There are other personalities in Nach and Shaas who we can debate about as well, see for instance Bava Metzia 85b about Rabi Chiya, but that is the same situation as Rabi Akiva. Also Sanhedrin 21b concerning the greatness of Ezra 'Ezra was worthy to have the Torah given through him, had not Moshe preceded him'. This is probably the strongest question I can think of right now on that Epitaph (@Mike pointed this out in the comments as well), but again we can try to say the case of someone who renewed the Torah to the masses, upon whom praise is showered as being worthy of giving it originally had he not been preceded by another, is different than someone who actually gave something original to the masses.

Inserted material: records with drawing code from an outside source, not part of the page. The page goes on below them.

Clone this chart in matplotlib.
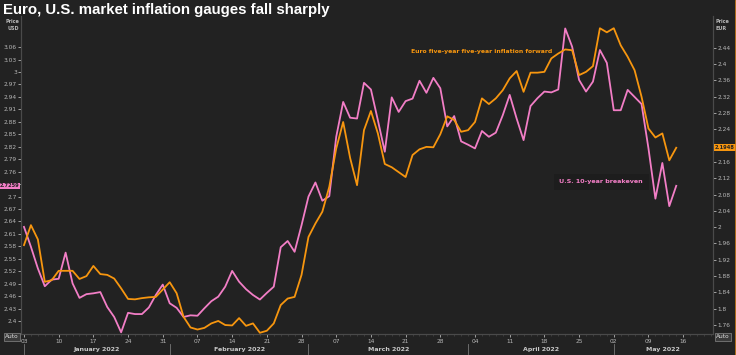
import numpy as np
import pandas as pd
import matplotlib
matplotlib.use("Agg")
import matplotlib.pyplot as plt
import matplotlib.transforms as mtransforms

# trading days Jan 3 - May 13 2022
dates = pd.bdate_range("2022-01-03", "2022-05-13")

us_breakeven = [
    2.627, 2.579, 2.527, 2.484, 2.500, 2.502, 2.565, 2.491, 2.456, 2.465,
    2.467, 2.470, 2.434, 2.410, 2.373, 2.420, 2.417, 2.417, 2.433, 2.463,
    2.488, 2.443, 2.432, 2.410, 2.414, 2.413, 2.431, 2.448, 2.459, 2.483,
    2.521, 2.495, 2.477, 2.463, 2.452, 2.468, 2.483, 2.578, 2.593, 2.567,
    2.631, 2.700, 2.734, 2.690, 2.701, 2.844, 2.928, 2.890, 2.888, 2.974,
    2.958, 2.884, 2.808, 2.939, 2.904, 2.930, 2.936, 2.979, 2.950, 2.986,
    2.961, 2.869, 2.894, 2.833, 2.825, 2.816, 2.858, 2.844, 2.854, 2.896,
    2.945, 2.888, 2.836, 2.918, 2.937, 2.953, 2.951, 2.958, 3.105, 3.061,
    2.981, 2.953, 2.977, 3.053, 3.022, 2.908, 2.908, 2.957, 2.940, 2.923,
    2.816, 2.695, 2.781, 2.677, 2.7259,
]

euro_5y5y = [
    1.956, 2.005, 1.970, 1.866, 1.870, 1.893, 1.893, 1.893, 1.873, 1.880,
    1.905, 1.885, 1.883, 1.874, 1.850, 1.824, 1.823, 1.826, 1.828, 1.829,
    1.847, 1.865, 1.838, 1.780, 1.754, 1.749, 1.753, 1.764, 1.770, 1.760,
    1.759, 1.777, 1.758, 1.764, 1.741, 1.746, 1.764, 1.809, 1.825, 1.829,
    1.883, 1.976, 2.009, 2.038, 2.099, 2.193, 2.258, 2.170, 2.103, 2.238,
    2.285, 2.230, 2.155, 2.147, 2.135, 2.123, 2.177, 2.191, 2.197, 2.196,
    2.228, 2.272, 2.263, 2.234, 2.238, 2.258, 2.316, 2.302, 2.316, 2.336,
    2.365, 2.383, 2.332, 2.379, 2.379, 2.381, 2.414, 2.426, 2.436, 2.434,
    2.373, 2.381, 2.395, 2.488, 2.478, 2.488, 2.446, 2.418, 2.385, 2.320,
    2.242, 2.220, 2.230, 2.164, 2.1948,
]

left_ticks = [2.4, 2.43, 2.46, 2.49, 2.52, 2.55, 2.58, 2.61, 2.64, 2.67, 2.7,
              2.73, 2.76, 2.79, 2.82, 2.85, 2.88, 2.91, 2.94, 2.97, 3.0, 3.03, 3.06]
right_ticks = [1.76, 1.8, 1.84, 1.88, 1.92, 1.96, 2.0, 2.04, 2.08, 2.12, 2.16,
               2.2, 2.24, 2.28, 2.32, 2.36, 2.4, 2.44]
months = ["January 2022", "February 2022", "March 2022", "April 2022", "May 2022"]

bg = "#222222"
pink = "#f27ec6"
orange = "#f7960f"
txt = "#b8b8b8"
spine_c = "#4a4a4a"

fig = plt.figure(figsize=(7.36, 3.55), dpi=100, facecolor=bg)
ax = fig.add_axes([21 / 736, 1 - 334 / 355, (713 - 21) / 736, (334 - 16) / 355])
ax.set_facecolor(bg)
ax2 = ax.twinx()

x = np.arange(len(dates))
ax.plot(x, us_breakeven, color=pink, lw=1.3, zorder=3)
ax2.plot(x, euro_5y5y, color=orange, lw=1.3, zorder=3)

xmax = 99.3
ax.set_xlim(-0.43, xmax)
ax.set_ylim(2.369, 3.135)
ax2.set_ylim(1.738, 2.518)

for a in (ax, ax2):
    for s in a.spines.values():
        s.set_color(spine_c)
        s.set_linewidth(0.8)
    a.spines["top"].set_visible(False)

ax.set_yticks(left_ticks)
ax.set_yticklabels([f"{v:g}" for v in left_ticks])
ax2.set_yticks(right_ticks)
ax2.set_yticklabels([f"{v:g}" for v in right_ticks])
ax.tick_params(axis="y", colors=txt, labelsize=4.2, length=2, width=0.6, pad=1)
ax2.tick_params(axis="y", colors=txt, labelsize=4.2, length=2, width=0.6, pad=1)
# labels covered by the last-value boxes
ax.get_yticklabels()[11].set_visible(False)
ax2.get_yticklabels()[11].set_visible(False)

# x ticks: Mondays, minor tick each trading day
all_days = pd.bdate_range("2022-01-03", "2022-05-20")
mondays = [i for i, d in enumerate(all_days) if d.weekday() == 0 and i <= xmax]
ax.set_xticks(mondays)
ax.set_xticklabels([all_days[i].strftime("%d") for i in mondays])
ax.set_xticks([i for i in range(len(all_days)) if i <= xmax], minor=True)
ax.tick_params(axis="x", which="major", colors=txt, labelsize=4.2, length=2,
               width=0.6, pad=1.5)
ax.tick_params(axis="x", which="minor", colors=spine_c, length=1.5, width=0.5)

# month labels and separators
trans = mtransforms.blended_transform_factory(ax.transData, ax.transAxes)
month_ids = pd.Series(all_days.month)
starts = [int(month_ids[month_ids == m].index[0]) for m in range(1, 6)]
edges = starts + [xmax]
for i, name in enumerate(months):
    ax.plot([starts[i], starts[i]], [-0.03, -0.062], color="#777777", lw=0.6,
            transform=trans, clip_on=False)
    ax.text((edges[i] + edges[i + 1]) / 2, -0.05, name, transform=trans,
            ha="center", va="center", fontsize=4.5, fontweight="bold", color="#c8c8c8")

# axis captions
fig.text(19 / 736, 1 - 25 / 355, "Price\nUSD", ha="right", va="center",
         fontsize=3.5, fontweight="bold", color=txt, linespacing=1.5)
fig.text(716 / 736, 1 - 25 / 355, "Price\nEUR", ha="left", va="center",
         fontsize=3.5, fontweight="bold", color=txt, linespacing=1.5)

# last value boxes
t_left = mtransforms.blended_transform_factory(ax.transAxes, ax.transData)
ax.text(-0.003, us_breakeven[-1], f"{us_breakeven[-1]:.4f}", transform=t_left,
        ha="right", va="center", fontsize=3.7, color="#222222", fontweight="bold",
        bbox=dict(boxstyle="square,pad=0.15", fc=pink, ec="none"), clip_on=False)
t_right = mtransforms.blended_transform_factory(ax2.transAxes, ax2.transData)
ax2.text(1.003, euro_5y5y[-1], f"{euro_5y5y[-1]:.4f}", transform=t_right,
         ha="left", va="center", fontsize=3.7, color="#222222", fontweight="bold",
         bbox=dict(boxstyle="square,pad=0.15", fc=orange, ec="none"), clip_on=False)

# series labels
ax2.text(0.563, 0.887, "Euro five-year five-year inflation forward",
         transform=ax.transAxes, fontsize=4.4, fontweight="bold", color=orange,
         ha="left", va="center")
ax.text(0.778, 0.478, "U.S. 10-year breakeven", transform=ax.transAxes,
        fontsize=4.6, fontweight="bold", color=pink, ha="left", va="center",
        bbox=dict(boxstyle="square,pad=0.9", fc="#1d1d1d", ec="none"))

# "Auto" buttons
for xp in (12 / 736, 723 / 736):
    fig.text(xp, 1 - 337 / 355, "Auto", ha="center", va="center", fontsize=4.2,
             color="#dddddd", bbox=dict(boxstyle="square,pad=0.2", fc="#3a3a3a",
                                        ec="#888888", lw=0.5))

fig.text(3 / 736, 1 - 10 / 355, "Euro, U.S. market inflation gauges fall sharply",
         ha="left", va="center", fontsize=10.8, fontweight="bold", color="white",
         family="Liberation Sans")

# orange frame edge on the right
fig.add_artist(plt.Line2D([0.999, 0.999], [0, 1], color="#c87a1a", lw=0.6,
                          transform=fig.transFigure))

fig.savefig("out.png", dpi=100, facecolor=bg)
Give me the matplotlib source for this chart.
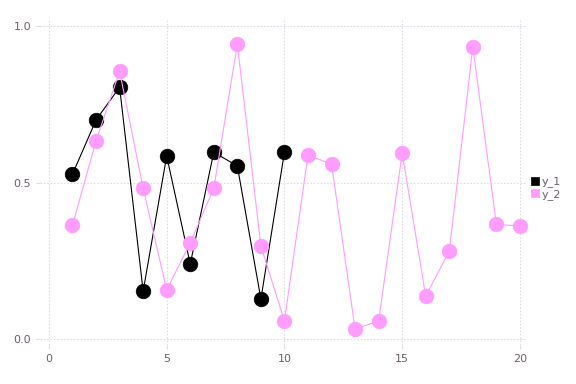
import matplotlib
matplotlib.use("Agg")
import matplotlib.pyplot as plt

x1 = [1, 2, 3, 4, 5, 6, 7, 8, 9, 10]
y_1 = [0.527, 0.700, 0.805, 0.153, 0.585, 0.240, 0.597, 0.553, 0.128, 0.597]
x2 = list(range(1, 21))
y_2 = [0.364, 0.633, 0.856, 0.482, 0.157, 0.307, 0.482, 0.942, 0.297, 0.058,
       0.588, 0.559, 0.032, 0.058, 0.594, 0.137, 0.281, 0.933, 0.367, 0.361]
xticks = [0, 5, 10, 15, 20]
yticks = [0.0, 0.5, 1.0]
ytick_labels = ["0.0", "0.5", "1.0"]

pink = "#ff9cff"
text_col = "#6b5f6b"
grid_col = "#dcdce6"

fig = plt.figure(figsize=(5.76, 3.84), dpi=100)
ax = fig.add_axes([40 / 576, 39 / 384, 487 / 576, 327 / 384])

ax.plot(x1, y_1, color="black", lw=0.8, marker="o", ms=10.5,
        mfc="black", mec="black", mew=0.5, label="y_1", zorder=3)
ax.plot(x2, y_2, color=pink, lw=0.8, marker="o", ms=10.5,
        mfc=pink, mec=pink, mew=0.5, label="y_2", zorder=3)

ax.set_xlim(-0.38, 20.3)
ax.set_ylim(-0.019, 1.026)
ax.set_xticks(xticks)
ax.set_yticks(yticks)
ax.set_yticklabels(ytick_labels)
ax.grid(True, color=grid_col, ls=(0, (1.5, 1.5)), lw=0.8)
ax.set_axisbelow(True)
for s in ax.spines.values():
    s.set_visible(False)
ax.tick_params(colors=grid_col, labelcolor=text_col, labelsize=8, length=3, width=0.8)

leg = ax.legend(loc="center left", bbox_to_anchor=(0.995, 0.48), frameon=False,
                fontsize=8, handlelength=0.6, handletextpad=0.3, labelspacing=0.1,
                borderaxespad=0.2, markerscale=0.5)
for h in leg.legend_handles:
    h.set_linestyle("none")
    h.set_marker("s")
for t in leg.get_texts():
    t.set_color(text_col)

fig.savefig("out.png", dpi=100)
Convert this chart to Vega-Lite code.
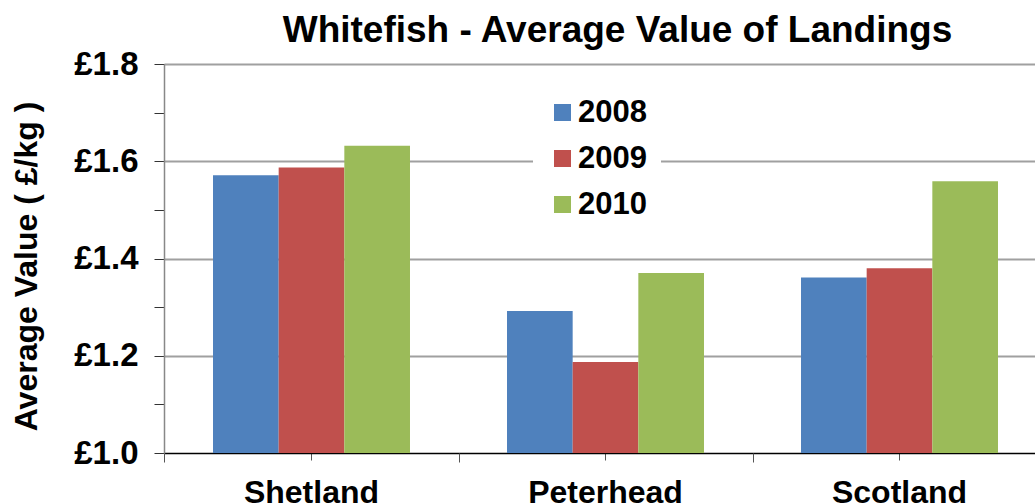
{
  "$schema": "https://vega.github.io/schema/vega-lite/v6.json",
  "autosize": "none",
  "width": 871,
  "height": 389,
  "padding": {"left": 164, "top": 64, "right": 0, "bottom": 51},
  "background": "white",
  "config": {
    "font": "Liberation Sans",
    "view": {"stroke": null}
  },
  "title": {
    "text": "Whitefish - Average Value of Landings",
    "fontSize": 37,
    "fontWeight": "bold",
    "font": "Liberation Sans",
    "color": "black",
    "anchor": "middle",
    "frame": "group",
    "dx": 18,
    "offset": -2
  },
  "data": {
    "values": [
      {"region": "Shetland", "year": "2008", "value": 1.571},
      {"region": "Shetland", "year": "2009", "value": 1.587},
      {"region": "Shetland", "year": "2010", "value": 1.632},
      {"region": "Peterhead", "year": "2008", "value": 1.292},
      {"region": "Peterhead", "year": "2009", "value": 1.187},
      {"region": "Peterhead", "year": "2010", "value": 1.370},
      {"region": "Scotland", "year": "2008", "value": 1.361},
      {"region": "Scotland", "year": "2009", "value": 1.380},
      {"region": "Scotland", "year": "2010", "value": 1.559}
    ]
  },
  "resolve": {"axis": {"x": "independent"}},
  "layer": [
    {
      "mark": {"type": "bar", "clip": true},
      "encoding": {
        "x": {
          "field": "region",
          "type": "nominal",
          "sort": ["Shetland", "Peterhead", "Scotland"],
          "scale": {"range": [0, 883], "paddingInner": 0.33, "paddingOuter": 0.1667},
          "axis": {
            "orient": "bottom",
            "title": null,
            "labelAngle": 0,
            "labelFontSize": 32,
            "labelFontWeight": "bold",
            "labelColor": "black",
            "labelPadding": 17,
            "tickSize": 7,
            "tickColor": "#555555",
            "domainColor": "black",
            "domainWidth": 1.5,
            "grid": false
          }
        },
        "xOffset": {"field": "year", "type": "nominal", "sort": ["2008", "2009", "2010"]},
        "y": {
          "field": "value",
          "type": "quantitative",
          "scale": {"domain": [1.0, 1.8], "nice": false, "zero": false},
          "axis": {
            "title": "Average Value ( £/kg )",
            "titleFontSize": 32,
            "titleFontWeight": "bold",
            "titleColor": "black",
            "titlePadding": 30,
            "titleY": 202,
            "values": [1.0, 1.1, 1.2, 1.3, 1.4, 1.5, 1.6, 1.7, 1.8],
            "labelExpr": "round(datum.value*10) % 2 == 0 ? '£' + format(datum.value, '.1f') : ''",
            "labelFontSize": 33,
            "labelFontWeight": "bold",
            "labelColor": "black",
            "labelPadding": 16,
            "tickSize": 10,
            "tickColor": "#333333",
            "domainColor": "#888888",
            "domainWidth": 1.5,
            "grid": true,
            "gridColor": "#A0A0A0",
            "gridWidth": 2,
            "gridOpacity": {"condition": {"test": "round(datum.value*10) % 2 == 0 && datum.value > 1.05", "value": 1}, "value": 0}
          }
        },
        "color": {
          "field": "year",
          "type": "nominal",
          "sort": ["2008", "2009", "2010"],
          "scale": {"domain": ["2008", "2009", "2010"], "range": ["#4F81BD", "#C0504D", "#9BBB59"]},
          "legend": {
            "title": null,
            "orient": "none",
            "legendX": 369,
            "legendY": 19,
            "padding": 14,
            "fillColor": "white",
            "symbolType": "square",
            "symbolSize": 289,
            "symbolStrokeWidth": 0,
            "symbolOpacity": 1,
            "labelFontSize": 31,
            "labelFontWeight": "bold",
            "labelColor": "black",
            "labelOffset": 0,
            "rowPadding": 14
          }
        }
      }
    },
    {
      "mark": {"type": "bar", "opacity": 0},
      "encoding": {
        "x": {
          "field": "region",
          "type": "nominal",
          "sort": ["Shetland", "Peterhead", "Scotland"],
          "axis": {
            "orient": "bottom",
            "title": null,
            "labels": false,
            "domain": false,
            "tickOffset": -147,
            "tickSize": 9,
            "tickColor": "#555555",
            "grid": false
          }
        },
        "xOffset": {"field": "year", "type": "nominal", "sort": ["2008", "2009", "2010"]},
        "y": {"field": "value", "type": "quantitative"}
      }
    }
  ]
}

Also along these lines is the fact that Rambam's original, personal work was so widely recieved. This echoes Moshe Rabbeinu's receiving and giving of the Torah, whereas other works of law, namely the Mishna and Talmud were compendiums of many opinions. The works of the Geonim, although arguably personal and not communal, were not as widely accepted by the masses outside of the towns where their Yeshivos were. This is obvious from some letters of the Geonim, and the masses remained extremely unlearned.